BEGIN Available data
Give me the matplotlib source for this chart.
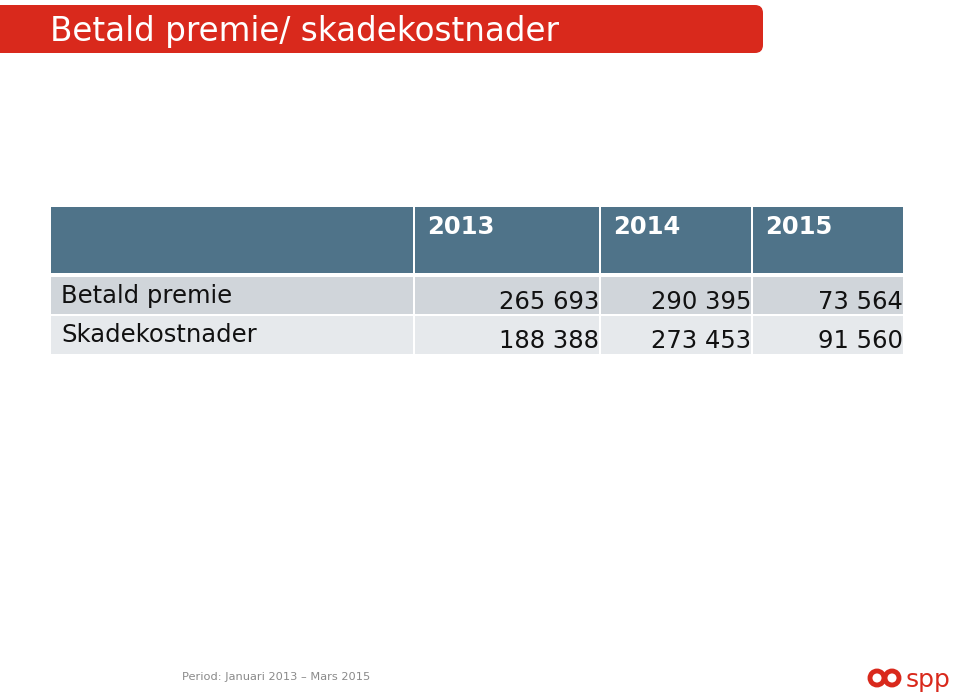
import matplotlib
matplotlib.use("Agg")
import matplotlib.pyplot as plt
from matplotlib.patches import FancyBboxPatch, Rectangle, Circle

plt.rcParams["font.family"] = "DejaVu Sans"

title = "Betald premie/ skadekostnader"
years = ["2013", "2014", "2015"]
row_labels = ["Betald premie", "Skadekostnader"]
betald_premie = [265693, 290395, 73564]
skadekostnader = [188388, 273453, 91560]
footer = "Period: Januari 2013 \u2013 Mars 2015"

def fmt(v):
    return "{:,}".format(v).replace(",", " ")

fig = plt.figure(figsize=(9.6, 6.95), dpi=100)
ax = fig.add_axes([0, 0, 1, 1])
ax.set_xlim(0, 960)
ax.set_ylim(695, 0)
ax.axis("off")

# red title banner
ax.add_patch(FancyBboxPatch((-20, 5), 783, 48, boxstyle="round,pad=0,rounding_size=8",
                            fc="#d9291c", ec="none"))
ax.text(50, 31, title, color="white", fontsize=23.5, va="center", ha="left")

# table
col_edges = [51, 415, 601, 753, 905]
header = (207, 273)
rows = [(277, 314), (316, 354)]
row_colors = ["#d0d5da", "#e6e9ec"]
for i in range(4):
    ax.add_patch(Rectangle((col_edges[i], header[0]), col_edges[i + 1] - col_edges[i] - 2,
                           header[1] - header[0], fc="#4f7389", ec="none"))
for i, y in enumerate(years):
    ax.text(col_edges[i + 1] + 12, 227, y, color="white", fontsize=17.5, fontweight="bold",
            va="center", ha="left")

data = [betald_premie, skadekostnader]
for r, (y0, y1) in enumerate(rows):
    for i in range(4):
        ax.add_patch(Rectangle((col_edges[i], y0), col_edges[i + 1] - col_edges[i] - 2,
                               y1 - y0, fc=row_colors[r], ec="none"))
    ax.text(61, y0 + 19, row_labels[r], fontsize=17.5, color="#111111", va="center", ha="left")
    for i, v in enumerate(data[r]):
        ax.text(col_edges[i + 2] - 2, y0 + 25, fmt(v), fontsize=17.5, color="#111111",
                va="center", ha="right")

# footer
ax.text(182, 677, footer, fontsize=8.2, color="#8a8a8a", va="center", ha="left")

# logo
for cx in (877, 892):
    ax.add_patch(Circle((cx, 678), 7, fc="none", ec="#d9291c", lw=3.5))
ax.text(906, 680, "spp", fontsize=18, color="#d9291c", va="center", ha="left")

fig.savefig("out.png", dpi=100)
END Available data
--- Set problem ---
Skip every picture and transcribe the data above exactly.

--- In response ---
Give me the matplotlib source for this chart.
import matplotlib
matplotlib.use("Agg")
import matplotlib.pyplot as plt
from matplotlib.patches import FancyBboxPatch, Rectangle, Circle

plt.rcParams["font.family"] = "DejaVu Sans"

title = "Betald premie/ skadekostnader"
years = ["2013", "2014", "2015"]
row_labels = ["Betald premie", "Skadekostnader"]
betald_premie = [265693, 290395, 73564]
skadekostnader = [188388, 273453, 91560]
footer = "Period: Januari 2013 \u2013 Mars 2015"

def fmt(v):
    return "{:,}".format(v).replace(",", " ")

fig = plt.figure(figsize=(9.6, 6.95), dpi=100)
ax = fig.add_axes([0, 0, 1, 1])
ax.set_xlim(0, 960)
ax.set_ylim(695, 0)
ax.axis("off")

# red title banner
ax.add_patch(FancyBboxPatch((-20, 5), 783, 48, boxstyle="round,pad=0,rounding_size=8",
                            fc="#d9291c", ec="none"))
ax.text(50, 31, title, color="white", fontsize=23.5, va="center", ha="left")

# table
col_edges = [51, 415, 601, 753, 905]
header = (207, 273)
rows = [(277, 314), (316, 354)]
row_colors = ["#d0d5da", "#e6e9ec"]
for i in range(4):
    ax.add_patch(Rectangle((col_edges[i], header[0]), col_edges[i + 1] - col_edges[i] - 2,
                           header[1] - header[0], fc="#4f7389", ec="none"))
for i, y in enumerate(years):
    ax.text(col_edges[i + 1] + 12, 227, y, color="white", fontsize=17.5, fontweight="bold",
            va="center", ha="left")

data = [betald_premie, skadekostnader]
for r, (y0, y1) in enumerate(rows):
    for i in range(4):
        ax.add_patch(Rectangle((col_edges[i], y0), col_edges[i + 1] - col_edges[i] - 2,
                               y1 - y0, fc=row_colors[r], ec="none"))
    ax.text(61, y0 + 19, row_labels[r], fontsize=17.5, color="#111111", va="center", ha="left")
    for i, v in enumerate(data[r]):
        ax.text(col_edges[i + 2] - 2, y0 + 25, fmt(v), fontsize=17.5, color="#111111",
                va="center", ha="right")

# footer
ax.text(182, 677, footer, fontsize=8.2, color="#8a8a8a", va="center", ha="left")

# logo
for cx in (877, 892):
    ax.add_patch(Circle((cx, 678), 7, fc="none", ec="#d9291c", lw=3.5))
ax.text(906, 680, "spp", fontsize=18, color="#d9291c", va="center", ha="left")

fig.savefig("out.png", dpi=100)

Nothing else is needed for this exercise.